Her soulful approach to movement that transcends genre can be seen and felt in her dancing, choreography, and teachings. No stranger to the stage, Natasha has collaborated and created over 20 dance works for live performance. As the founder, artistic director, and choreographer for her company HOLLA JAZZ, she created the award-winning show FLOOR’D – the company’s first full-length production, presenting historical jazz dances in a new light. The production was nominated for 4 Dora Mavor Moore Awards (including Outstanding Original Choreography by Powell, and Outstanding Production) winner of the Outstanding Performance by an Ensemble, and named one of top 10 dance shows of the recent decade by NOW Magazine.
Inspired by social dances such as jazz, hip hop, and house dance, Natasha shares her love for movement through teaching dance classes and workshops in Toronto and across Canada. She helps individuals find their personal groove, make breakthroughs in their dancing, and ultimately experience joy in their bodies.
About Holla Jazz
Holla Jazz is an award-winning dance company based in Toronto that explores soulful and funky approaches to jazz dance. The Holla Jazz experience is marked by their cool and contemporary way of producing fresh dance works, all while inspiring a lasting love and appreciation for jazz dance and music. The company’s inaugural production, FLOOR’D, garnered a Dora Mavor Moore Award for their Outstanding Performance by an Ensemble.
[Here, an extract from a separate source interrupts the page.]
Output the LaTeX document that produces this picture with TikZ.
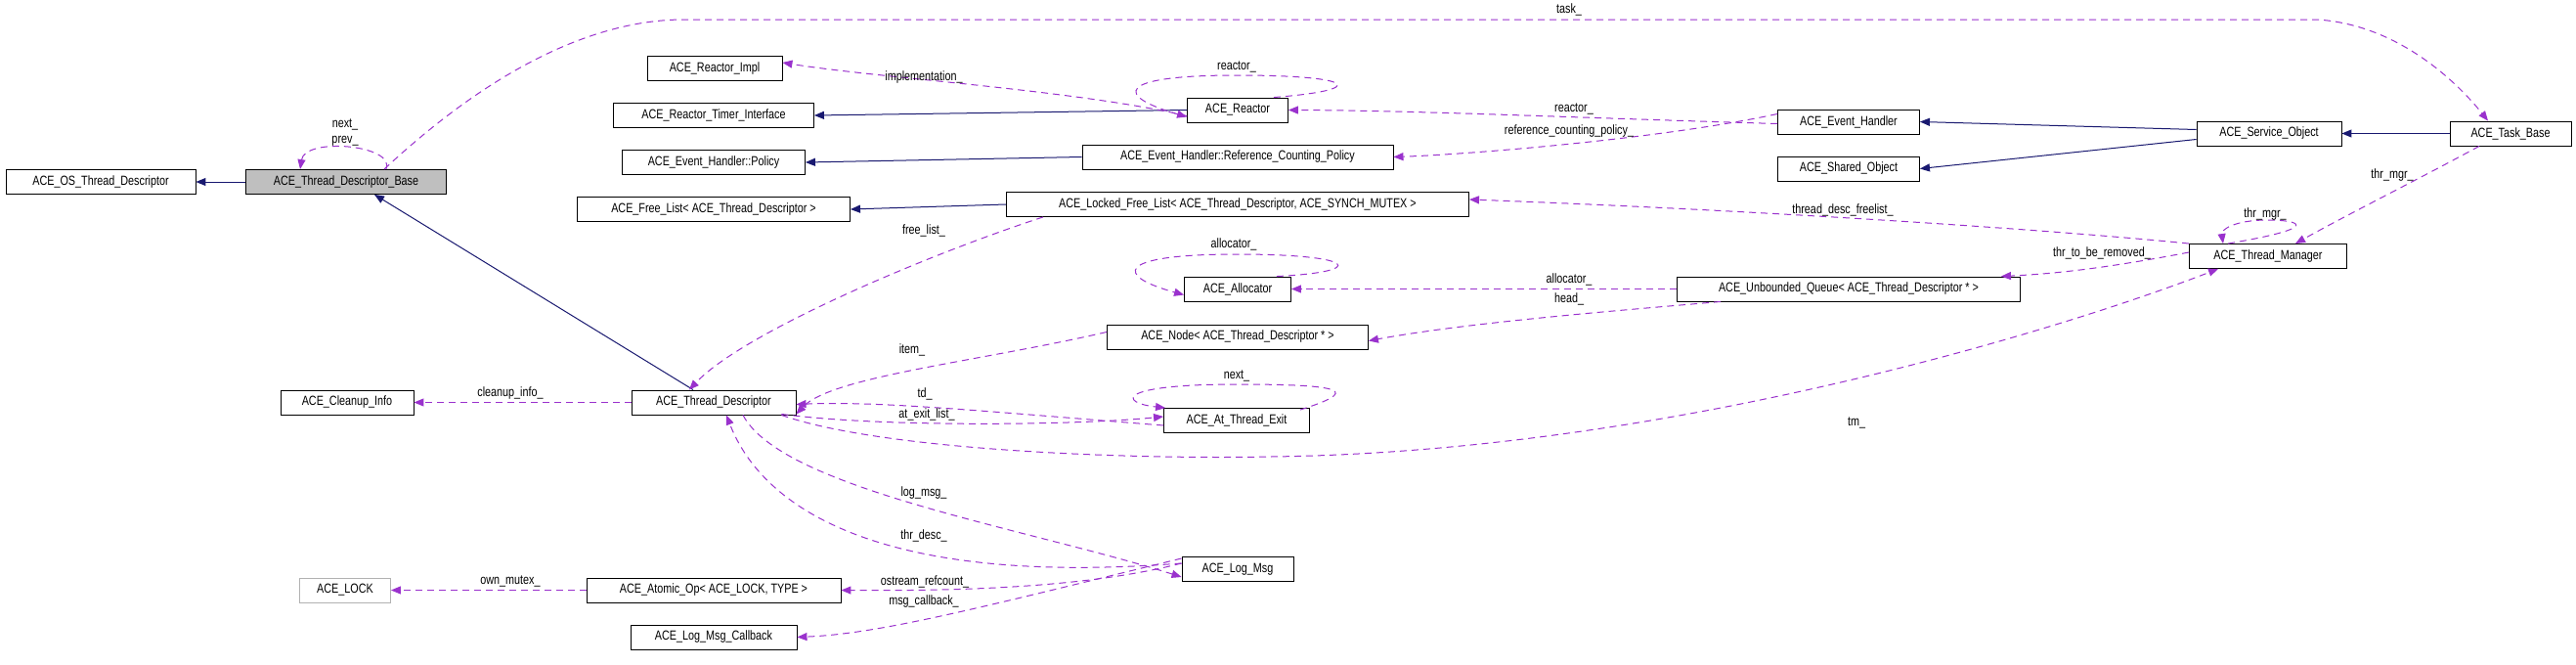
\documentclass[tikz,border=0pt]{standalone}
\usepackage{fontspec}
\setmainfont{Liberation Sans}[FakeStretch=0.8]
\usetikzlibrary{arrows.meta,calc}
\definecolor{inhc}{HTML}{191970}
\definecolor{usec}{HTML}{9A32CD}
\begin{document}
\begin{tikzpicture}[x=1pt,y=-1pt,
  box/.style={draw=black,line width=0.9pt,inner sep=0pt,minimum height=25pt,font=\fontsize{13.5}{15}\selectfont},
  lbl/.style={inner sep=0pt,font=\fontsize{13.5}{15}\selectfont},
  inh/.style={draw=inhc,line width=1pt,-{Triangle[length=10pt,width=8pt]}},
  use/.style={draw=usec,line width=1pt,dash pattern=on 7pt off 5pt,-{Triangle[length=10pt,width=8pt]}}]
\useasboundingbox (0,0) rectangle (2635,680);
\fill[white] (0,0) rectangle (2635,680);
% nodes
\node[box,minimum width=194pt] (osd) at (103,186) {ACE\_OS\_Thread\_Descriptor};
\node[box,minimum width=205pt,fill=black!25] (tdb) at (354,186) {ACE\_Thread\_Descriptor\_Base};
\node[box,minimum width=138pt] (rimpl) at (731,70) {ACE\_Reactor\_Impl};
\node[box,minimum width=205pt] (rti) at (730,118) {ACE\_Reactor\_Timer\_Interface};
\node[box,minimum width=187pt] (pol) at (730,166) {ACE\_Event\_Handler::Policy};
\node[box,minimum width=279pt] (fl) at (730,214) {ACE\_Free\_List< ACE\_Thread\_Descriptor >};
\node[box,minimum width=103pt] (reac) at (1266,112.5) {ACE\_Reactor};
\node[box,minimum width=318pt] (rcp) at (1266,160.5) {ACE\_Event\_Handler::Reference\_Counting\_Policy};
\node[box,minimum width=473pt] (lfl) at (1266,209) {ACE\_Locked\_Free\_List< ACE\_Thread\_Descriptor, ACE\_SYNCH\_MUTEX >};
\node[box,minimum width=109pt] (alloc) at (1266,295.5) {ACE\_Allocator};
\node[box,minimum width=267pt] (nd) at (1266,344.5) {ACE\_Node< ACE\_Thread\_Descriptor * >};
\node[box,minimum width=351pt] (uq) at (1891,295.5) {ACE\_Unbounded\_Queue< ACE\_Thread\_Descriptor * >};
\node[box,minimum width=145pt] (eh) at (1891,124.5) {ACE\_Event\_Handler};
\node[box,minimum width=145pt] (so) at (1891,172.5) {ACE\_Shared\_Object};
\node[box,minimum width=148pt] (svc) at (2321,136.5) {ACE\_Service\_Object};
\node[box,minimum width=124pt] (task) at (2568,136.5) {ACE\_Task\_Base};
\node[box,minimum width=161pt] (tm) at (2320,262) {ACE\_Thread\_Manager};
\node[box,minimum width=136pt] (cln) at (355,411.5) {ACE\_Cleanup\_Info};
\node[box,minimum width=168pt] (td) at (730,411.5) {ACE\_Thread\_Descriptor};
\node[box,minimum width=149pt] (ate) at (1265,430) {ACE\_At\_Thread\_Exit};
\node[box,minimum width=114pt] (log) at (1266,582) {ACE\_Log\_Msg};
\node[box,minimum width=93pt,draw=black!30] (lock) at (353,603.5) {ACE\_LOCK};
\node[box,minimum width=260pt] (atom) at (730,603.5) {ACE\_Atomic\_Op< ACE\_LOCK, TYPE >};
\node[box,minimum width=170pt] (cb) at (730,651.5) {ACE\_Log\_Msg\_Callback};
% inheritance
\draw[inh] (tdb.west) -- (osd.east);
\draw[inh] ([xshift=-21]td.north) -- ([xshift=29]tdb.south);
\draw[inh] (reac.west) -- (rti.east);
\draw[inh] (rcp.west) -- (pol.east);
\draw[inh] (lfl.west) -- (fl.east);
\draw[inh] ([yshift=4]svc.west) -- (eh.east);
\draw[inh] ([yshift=-6]svc.west) -- (so.east);
\draw[inh] (task.west) -- (svc.east);
% usage
\draw[use] ([xshift=39]tdb.north) .. controls (450,120) and (570,20) .. (700,20) -- (2370,20) .. controls (2450,25) and (2510,80) .. ([xshift=-23]task.north);
\node[lbl] (l1) at (1605,10) {task\_};
\draw[use] ([xshift=41]tdb.north) .. controls (405,148) and (312,140) .. ([xshift=-47]tdb.north);
\node[lbl] (l2) at (353,127) {next\_};
\node[lbl] (l3) at (353,144) {prev\_};
\draw[use] ([yshift=-6]reac.west) .. controls (1100,92) and (900,80) .. ([yshift=6]rimpl.east);
\node[lbl] (l4) at (945,79) {implementation\_};
\draw[use] ([xshift=-15]reac.north east) .. controls (1400,92) and (1390,77) .. (1265,77) .. controls (1140,77) and (1140,98) .. ([yshift=-7]reac.west);
\node[lbl] (l5) at (1265,68) {reactor\_};
\draw[use] ([yshift=-2]eh.west) .. controls (1600,120) and (1450,113) .. (reac.east);
\node[lbl] (l6) at (1610,111) {reactor\_};
\draw[use] ([yshift=8]eh.west) .. controls (1700,142) and (1500,158) .. (rcp.east);
\node[lbl] (l7) at (1605,134) {reference\_counting\_policy\_};
\draw[use] ([xshift=0,yshift=0]tm.north west) .. controls (2100,235) and (1800,215) .. ([yshift=5]lfl.east);
\node[lbl] (l8) at (1885,215) {thread\_desc\_freelist\_};
\draw[use] ([xshift=-199]lfl.south) .. controls (950,260) and (760,340) .. ([xshift=-25]td.north);
\node[lbl] (l9) at (945,236) {free\_list\_};
\draw[use] (uq.west) -- (alloc.east);
\node[lbl] (l10) at (1605,286) {allocator\_};
\draw[use] ([xshift=-15]alloc.north east) .. controls (1400,278) and (1390,260) .. (1265,260) .. controls (1140,260) and (1140,282) .. ([yshift=-6]alloc.west);
\node[lbl] (l11) at (1262,250) {allocator\_};
\draw[use] ([xshift=45]uq.south west) .. controls (1650,318) and (1500,330) .. ([yshift=-4]nd.east);
\node[lbl] (l12) at (1605,306) {head\_};
\draw[use] ([xshift=40]tm.north west) .. controls (2380,232) and (2350,225) .. (2320,225) .. controls (2285,225) and (2272,235) .. ([xshift=-46]tm.north);
\node[lbl] (l13) at (2317,219) {thr\_mgr\_};
\draw[use] ([xshift=-32]task.south) .. controls (2480,180) and (2400,220) .. ([xshift=28]tm.north);
\node[lbl] (l14) at (2447,179) {thr\_mgr\_};
\draw[use] ([yshift=4]tm.west) .. controls (2150,275) and (2100,280) .. ([xshift=-20]uq.north east);
\node[lbl] (l15) at (2150,259) {thr\_to\_be\_removed\_};
\draw[use] ([xshift=-15]td.south east) .. controls (900,460) and (1150,470) .. (1300,467) .. controls (1700,462) and (2100,340) .. ([xshift=-51]tm.south);
\node[lbl] (l16) at (1899,432) {tm\_};
\draw[use] ([yshift=5]nd.west) .. controls (1000,370) and (850,385) .. ([yshift=-12]td.east);
\node[lbl] (l17) at (933,358) {item\_};
\draw[use] ([yshift=-5]ate.west) .. controls (1000,420) and (900,410) .. ([yshift=-2]td.east);
\node[lbl] (l18) at (946,403) {td\_};
\draw[use] ([xshift=-15,yshift=1]td.south east) .. controls (900,437) and (1100,435) .. ([yshift=4]ate.west);
\node[lbl] (l19) at (948,424) {at\_exit\_list\_};
\draw[use] ([xshift=-10,yshift=-2]ate.north east) .. controls (1390,400) and (1380,393) .. (1265,393) .. controls (1140,393) and (1145,412) .. ([xshift=2]ate.north west);
\node[lbl] (l20) at (1265,384) {next\_};
\draw[use] ([xshift=30]td.south) .. controls (800,500) and (1050,540) .. ([yshift=-8]log.west);
\node[lbl] (l21) at (945,504) {log\_msg\_};
\draw[use] ([yshift=6]log.west) .. controls (900,600) and (780,520) .. ([xshift=13]td.south);
\node[lbl] (l22) at (945,548) {thr\_desc\_};
\draw[use] ([yshift=6]log.west) .. controls (1100,604) and (950,604) .. (atom.east);
\node[lbl] (l23) at (946,595) {ostream\_refcount\_};
\draw[use] ([yshift=11]log.west) .. controls (1000,622) and (900,648) .. (cb.east);
\node[lbl] (l24) at (945,615) {msg\_callback\_};
\draw[use] (atom.west) -- (lock.east);
\node[lbl] (l25) at (522,594) {own\_mutex\_};
\draw[use] (td.west) -- (cln.east);
\node[lbl] (l26) at (522,402) {cleanup\_info\_};
\end{tikzpicture}
\end{document}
Established in 2016 by Artistic Director Natasha Powell, Holla Jazz was founded as a forum for developing and presenting artists that work and improvise together, to create harmonious and transformative experiences. The company aims to reinvigorate jazz dance with its sister dances including hip hop and house, as innovative and important vehicles for expression, while showcasing freedom and one’s own identity through the spirit of jazz.
If we understand jazz music as a cultural expression characterized by complex harmonies, syncopated rhythms, and (most importantly) improvisation, then we can see those same characteristics in this African-American vernacular dance form. To witness the embodiment of jazz music is to see polyrhythms, swing in the steps, a soulful and rhythmic pulse, and again, improvisation.
Jazz dance is also a reflection of cultural memory – a delivery system for Africans that were enslaved to the United States, who had to find ways to keep and/or adapt West African traditions while being forced to work on plantations, socializing in dance halls, and performing on vaudeville circuits.
Since founding Holla Jazz in 2016, it has been inspiring to witness the dancers work through their relationship to this dance style that has such a deep, and complex history. Throughout the years, I have also collaborated with Toronto-based photographers who have brilliantly captured the qualities of jazz dance, as presented in these photographs, of the exceptional dancers I get to work with. Featuring the dancers captured in a rehearsal hall, in a studio, and in performance, my hope is that these images evoke what is possible when the complex harmonies and swinging rhythms of jazz music, connect to our dancing souls.